The UK aims to reduce carbon emissions to become net zero by 2050\. An important part of this strategy is the move to zero emission vehicles including electric vehicles (EVs). To date, most EV's are modelled on current petrol/diesel vehicles. This requires significant battery power as large amounts of metal and multiple passengers are moved. Consequently, requiring significant energy and EV charging infrastructure and not tackling issues related to congestion in UK towns/cities which will only get worse as people seek to charge/park large cars for multiple recharge events. However, this move to EV's does not have to emulate current petrol/diesel infrastructure and small EV's (e.g. single passenger vehicles, small last mile delivery vehicles) and micromobility (e.g. e-cargo bikes) can be used to increase sustainability (e.g. lower materials use), reduce congestion and lower costs. Current EV's can be expensive, therefore lowering the cost vehicles and decreasing weight via lower meatal use are important in helping the public and commercial users to electrify.
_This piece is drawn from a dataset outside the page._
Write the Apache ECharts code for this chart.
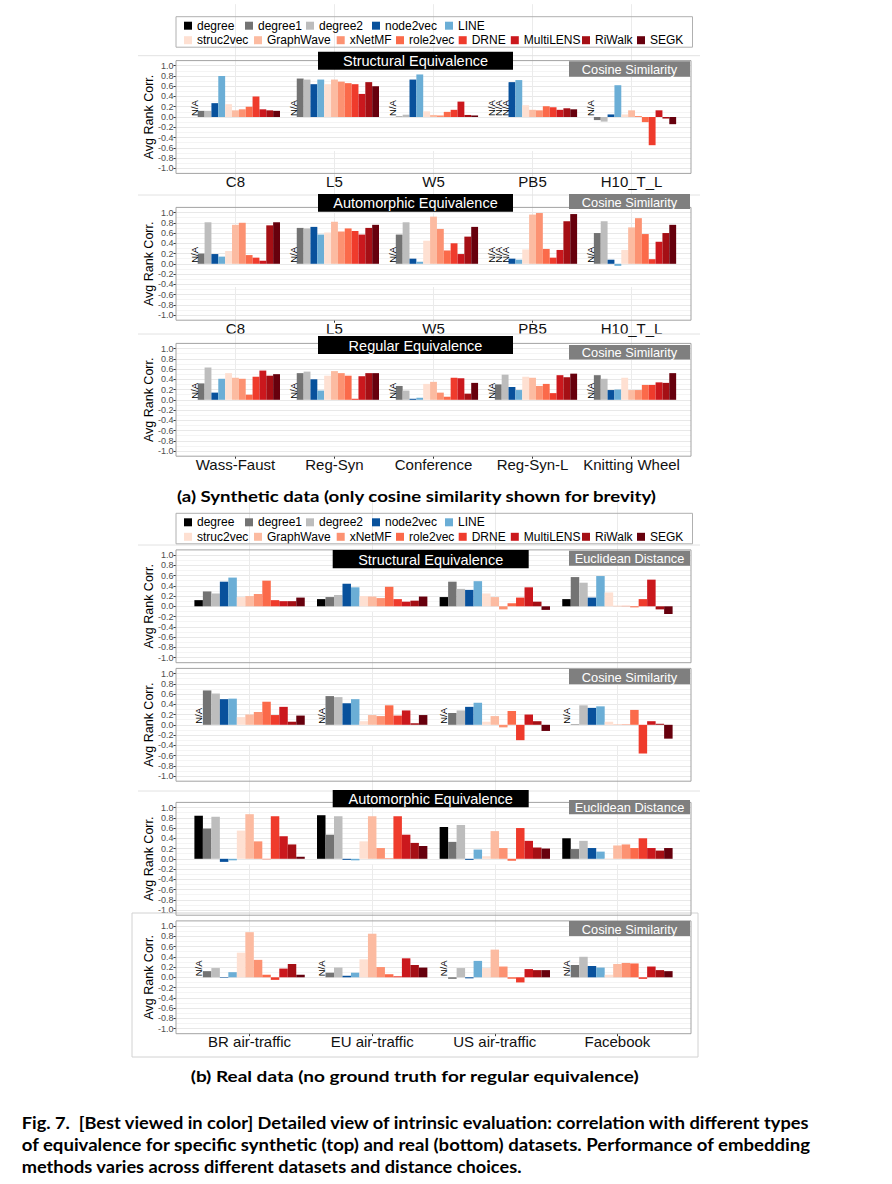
<!DOCTYPE html>
<html><head><meta charset="utf-8">
<script src="https://cdn.jsdelivr.net/npm/echarts@6/dist/echarts.min.js"></script>
<style>html,body{margin:0;padding:0;background:#fff}#c{width:892px;height:1184px}</style>
</head><body><div id="c"></div>
<script>
// ---------- data ----------
const methods = ['degree','degree1','degree2','node2vec','LINE','struc2vec','GraphWave','xNetMF','role2vec','DRNE','MultiLENS','RiWalk','SEGK'];
const methodColors = ['#000000','#737373','#bdbdbd','#08519c','#6baed6','#fee0d2','#fcbba1','#fc9272','#fb6a4a','#ef3b2c','#cb181d','#a50f15','#67000d'];
const legendRow1 = ['degree','degree1','degree2','node2vec','LINE'];
const legendRow2 = ['struc2vec','GraphWave','xNetMF','role2vec','DRNE','MultiLENS','RiWalk','SEGK'];
const synCats = ['C8','L5','W5','PB5','H10_T_L'];
const regCats = ['Wass-Faust','Reg-Syn','Conference','Reg-Syn-L','Knitting Wheel'];
const realCats = ['BR air-traffic','EU air-traffic','US air-traffic','Facebook'];
const yTickMin = -1, yTickMax = 1, yTickStep = 0.2;
// rows = categories, columns = methods (null = N/A)
const synStructCos = [
  [null,0.12,0.12,0.27,0.80,0.25,0.13,0.15,0.20,0.40,0.15,0.13,0.12],
  [null,0.75,0.73,0.64,0.73,0.64,0.73,0.69,0.66,0.64,0.45,0.68,0.60],
  [null,0.01,0.045,0.73,0.83,0.11,0.04,0.03,0.10,0.14,0.30,0.04,0.03],
  [null,null,null,0.68,0.72,0.23,0.14,0.13,0.21,0.19,0.14,0.17,0.15],
  [null,-0.06,-0.09,0.05,0.62,0.05,0.13,0.02,-0.10,-0.55,0.13,-0.03,-0.14]
];
const synAutoCos = [
  [null,0.20,0.81,0.19,0.14,0.25,0.76,0.80,0.17,0.12,0.06,0.75,0.81],
  [null,0.70,0.69,0.72,0.57,0.61,0.82,0.63,0.69,0.64,0.57,0.70,0.76],
  [null,0.57,0.81,0.10,0.04,0.45,0.92,0.68,0.26,0.40,0.19,0.53,0.72],
  [null,null,null,0.10,0.08,0.28,0.96,0.99,0.29,0.12,0.27,0.83,0.97],
  [null,0.60,0.83,0.08,-0.04,0.27,0.71,0.89,0.58,0.09,0.43,0.60,0.76]
];
const synRegCos = [
  [null,0.32,0.63,0.14,0.41,0.52,0.43,0.41,0.10,0.45,0.57,0.47,0.50],
  [null,0.52,0.55,0.40,0.18,0.47,0.56,0.52,0.47,0.02,0.46,0.52,0.52],
  [null,0.27,0.18,0.02,0.04,0.31,0.35,0.14,0.06,0.43,0.42,0.12,0.33],
  [null,0.30,0.49,0.25,0.19,0.45,0.43,0.27,0.31,0.13,0.48,0.44,0.51],
  [null,0.48,0.41,0.19,0.20,0.43,0.19,0.19,0.29,0.29,0.34,0.33,0.52]
];
const realStructEuc = [
  [0.12,0.29,0.25,0.48,0.56,0.18,0.20,0.24,0.50,0.12,0.10,0.10,0.17],
  [0.14,0.18,0.22,0.44,0.37,0.20,0.19,0.16,0.38,0.14,0.09,0.11,0.19],
  [0.18,0.48,0.34,0.32,0.49,0.25,0.18,-0.06,0.06,0.17,0.37,0.09,-0.07],
  [0.14,0.57,0.46,0.17,0.59,0.27,0.01,0.01,-0.02,0.14,0.52,-0.06,-0.15]
];
const realStructCos = [
  [null,0.67,0.61,0.50,0.51,0.15,0.20,0.25,0.45,0.19,0.35,0.06,0.18],
  [null,0.56,0.54,0.42,0.50,0.07,0.19,0.17,0.38,0.18,0.28,0.03,0.19],
  [null,0.23,0.28,0.35,0.43,0.06,0.17,-0.05,0.27,-0.30,0.20,0.07,-0.12],
  [null,0.01,0.38,0.33,0.36,0.06,0.01,0.01,0.29,-0.56,0.07,0.02,-0.27]
];
const realAutoEuc = [
  [0.84,0.59,0.82,-0.06,-0.03,0.55,0.87,0.34,-0.01,0.83,0.44,0.28,0.04],
  [0.85,0.47,0.83,-0.02,-0.03,0.34,0.83,0.21,0.01,0.83,0.47,0.31,0.25],
  [0.62,0.33,0.66,-0.02,0.18,0.05,0.54,0.21,-0.04,0.60,0.35,0.22,0.20],
  [0.40,0.19,0.35,0.21,0.14,0.01,0.26,0.28,0.21,0.40,0.21,0.16,0.21]
];
const realAutoCos = [
  [null,0.12,0.18,-0.01,0.10,0.48,0.88,0.34,0.05,-0.05,0.17,0.26,0.05],
  [null,0.09,0.19,0.03,0.09,0.35,0.85,0.20,0.06,0.02,0.37,0.24,0.19],
  [null,-0.03,0.18,-0.02,0.32,0.18,0.54,0.21,-0.03,-0.10,0.16,0.14,0.14],
  [null,0.24,0.40,0.22,0.19,0.05,0.26,0.28,0.27,-0.03,0.21,0.14,0.12]
];
const captionA = '(a) Synthetic data (only cosine similarity shown for brevity)';
const captionB = '(b) Real data (no ground truth for regular equivalence)';
const figLines = [
  'Fig. 7.  [Best viewed in color] Detailed view of intrinsic evaluation: correlation with different types',
  'of equivalence for specific synthetic (top) and real (bottom) datasets. Performance of embedding',
  'methods varies across different datasets and distance choices.'
];

// ---------- layout ----------
const FONT = '"Liberation Sans", Arial, sans-serif';
const PLOT_L = 176, PLOT_W = 515, PLOT_H = 112.8;
const panels = [
  {cats: synCats, rows: synStructCos, top: 60.6, labels: true, title: 'Structural Equivalence', tBox: [318, 51.7, 195, 18], tag: 'Cosine Similarity', gBox: [569, 61.3, 121, 15.5]},
  {cats: synCats, rows: synAutoCos, top: 207.4, labels: true, title: 'Automorphic Equivalence', tBox: [318, 194, 195, 17.7], tag: 'Cosine Similarity', gBox: [569, 194, 121, 15]},
  {cats: regCats, rows: synRegCos, top: 343.4, labels: true, title: 'Regular Equivalence', tBox: [318, 336, 195, 18], tag: 'Cosine Similarity', gBox: [569, 345, 121, 14.5]},
  {cats: realCats, rows: realStructEuc, top: 549.9, labels: false, title: 'Structural Equivalence', tBox: [332.7, 550, 196, 18.3], tag: 'Euclidean Distance', gBox: [569, 550.7, 121, 15]},
  {cats: realCats, rows: realStructCos, top: 668.4, labels: false, title: null, tag: 'Cosine Similarity', gBox: [569, 669, 121, 15.3]},
  {cats: realCats, rows: realAutoEuc, top: 802.4, labels: false, title: 'Automorphic Equivalence', tBox: [332.7, 790, 196, 17.3], tag: 'Euclidean Distance', gBox: [569, 800, 121, 14.3]},
  {cats: realCats, rows: realAutoCos, top: 920.9, labels: true, title: null, tag: 'Cosine Similarity', gBox: [569, 921, 121, 15]}
];

const grid = [], xAxis = [], yAxis = [], series = [], graphic = [], legend = [];
const fmtY = v => (Math.abs(v) < 1e-9 ? 0 : v).toFixed(1);

function labelBox(box, text, bg, fs) {
  const [x, y, w, h] = box;
  graphic.push({type: 'rect', z: 100, silent: true, shape: {x, y, width: w, height: h}, style: {fill: bg}});
  graphic.push({type: 'text', z: 101, silent: true, x: x + w / 2, y: y + h / 2 + 0.5,
    style: {text, fill: '#fff', font: fs + 'px ' + FONT, textAlign: 'center', textVerticalAlign: 'middle'}});
}

panels.forEach(p => {
  const n = p.cats.length;
  const unit = PLOT_W / (n + 0.2);
  const pad = 0.1 / 2.2 * PLOT_H;
  const gTop = p.top + pad, gH = PLOT_H - 2 * pad;
  const gA = grid.length;
  grid.push({left: PLOT_L, top: gTop, width: PLOT_W, height: gH});
  grid.push({left: PLOT_L + 0.1 * unit, top: gTop, width: n * unit, height: gH});
  xAxis.push({type: 'value', gridIndex: gA, min: 0, max: 1, show: false});
  yAxis.push({type: 'value', gridIndex: gA, min: yTickMin, max: yTickMax, interval: yTickStep,
    name: 'Avg Rank Corr.', nameLocation: 'middle', nameGap: 21, nameMoveOverlap: false,
    nameTextStyle: {fontSize: 12.5, color: '#000', fontFamily: FONT},
    axisLine: {show: false},
    axisTick: {show: true, length: 2.5, lineStyle: {color: '#333'}},
    axisLabel: {fontSize: 9, color: '#4d4d4d', margin: 2.5, fontFamily: FONT, formatter: fmtY},
    splitLine: {show: true, lineStyle: {color: '#e8e8e8', width: 1}},
    minorTick: {show: false, splitNumber: 2},
    minorSplitLine: {show: true, lineStyle: {color: '#f4f4f4', width: 1}}
  });
  const xi = xAxis.length;
  xAxis.push({type: 'category', gridIndex: gA + 1, data: p.cats, position: 'bottom', offset: pad,
    axisLine: {show: false}, axisLabel: {show: false}, splitLine: {show: false},
    axisTick: {show: true, alignWithLabel: true, inside: true, length: PLOT_H, lineStyle: {color: '#ebebeb'}}});
  xAxis.push({type: 'category', gridIndex: gA + 1, data: p.cats, position: 'bottom', offset: pad,
    axisLine: {show: false}, splitLine: {show: false},
    axisTick: {show: true, alignWithLabel: true, length: 2.5, lineStyle: {color: '#333'}},
    axisLabel: {show: p.labels, interval: 0, fontSize: 15, color: '#111', margin: 0.5, fontFamily: FONT}});
  const yi = yAxis.length;
  yAxis.push({type: 'value', gridIndex: gA + 1, min: yTickMin, max: yTickMax, show: false});
  methods.forEach((m, mi) => {
    series.push({type: 'bar', name: m, xAxisIndex: xi + 1, yAxisIndex: yi,
      barGap: '0%', barCategoryGap: '10%', itemStyle: {color: methodColors[mi]},
      data: p.rows.map(r => r[mi] === null
        ? {value: 0, label: {show: true, formatter: 'N/A', rotate: 90, position: 'top', distance: 1,
            align: 'left', verticalAlign: 'middle', fontSize: 9.5, color: '#000', fontFamily: FONT}}
        : r[mi])
    });
  });
  graphic.push({type: 'rect', z: 50, silent: true, shape: {x: PLOT_L, y: p.top, width: PLOT_W, height: PLOT_H},
    style: {fill: 'none', stroke: '#a3a3a3', lineWidth: 1}});
  if (p.title) labelBox(p.tBox, p.title, '#000', 14.5);
  labelBox(p.gBox, p.tag, '#7f7f7f', 12.8);
});

// legends (two boxes, each item placed individually)
const legX1 = [184, 245, 306, 372, 445];
const legX2 = [184, 254, 336.7, 396, 458.7, 510.8, 582, 637];
[16.7, 513.3].forEach(bt => {
  graphic.push({type: 'rect', z: 5, silent: true, shape: {x: 176, y: bt, width: 516.5, height: 30.5},
    style: {fill: 'none', stroke: '#b0b0b0', lineWidth: 1}});
  const mk = (name, x, cy) => legend.push({data: [name], left: x, top: cy - 7, padding: 0, icon: 'rect',
    itemWidth: 8, itemHeight: 8, selectedMode: false,
    textStyle: {fontSize: 12, color: '#000', fontFamily: FONT}});
  legendRow1.forEach((nm, i) => mk(nm, legX1[i], bt + 10));
  legendRow2.forEach((nm, i) => mk(nm, legX2[i], bt + 24.5));
});

// separators
[55.7, 195, 334, 545, 791].forEach(y => graphic.push({type: 'line', silent: true, z: 1,
  shape: {x1: 138, y1: y, x2: 700, y2: y}, style: {stroke: '#e2e2e2', lineWidth: 1}}));
graphic.push({type: 'rect', silent: true, z: 1, shape: {x: 132, y: 913, width: 566, height: 144},
  style: {fill: 'none', stroke: '#d2d2d2', lineWidth: 1}});

// captions
const mctx = document.createElement('canvas').getContext('2d');
function capText(text, fs, x, y, align, targetW) {
  const font = 'bold ' + fs + 'px Lato, "Open Sans", sans-serif';
  mctx.font = font;
  const w = mctx.measureText(text).width;
  graphic.push({type: 'text', silent: true, z: 10, x, y, scaleX: targetW / w,
    style: {text, font, fill: '#000', textAlign: align, textVerticalAlign: 'middle'}});
}
capText(captionA, 15.5, 416.5, 496, 'center', 481);
capText(captionB, 15.5, 414.7, 1076, 'center', 449);
capText(figLines[0], 16.5, 21.7, 1123, 'left', 790);
capText(figLines[1], 16.5, 21.7, 1145, 'left', 790);
capText(figLines[2], 16.5, 21.7, 1167, 'left', 501);

const chart = echarts.init(document.getElementById('c'), null, {renderer: 'svg', width: 892, height: 1184});
chart.setOption({animation: false, backgroundColor: '#fff', grid, xAxis, yAxis, series, legend, graphic});
</script></body></html>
We are aiming to create a novel, low cost, energy and resource efficient method of manufacturing EV vehicle chassis that increases sustainability and circularity within EV lifecycles. We are developing 'X-Brace', a modular kit of parts comprising thermoplastic tubing (this can be recycled or derived from sustainable resources) or tubes made from natural materials (e.g. bamboo, flax, hemp and a bio-resin) and metal joining parts. We can provide the designs and X-Brace kit that meets the exact needs of the EV manufacturer/user e.g. bespoke configurations of cargo areas or adaptations for disability vehicles. The manufacturing process will require no specialist equipment and be developed with energy saving principles in mind. Furthermore, after the initial life of the vehicle, we aim for our system to be easily disassembled/reassembled for re-use increasing sustainability and circularity without the need for an energy intensive recycling step.

We aim for our X-Brace chassis to use 60% less metal, be 50% lighter to increase battery efficiency and range and be 50% lower in costs than traditional metal chassis. These savings can be passed onto users to increase affordability whilst aiming to increase sustainability and circularity within materials and manufacturing supply chains.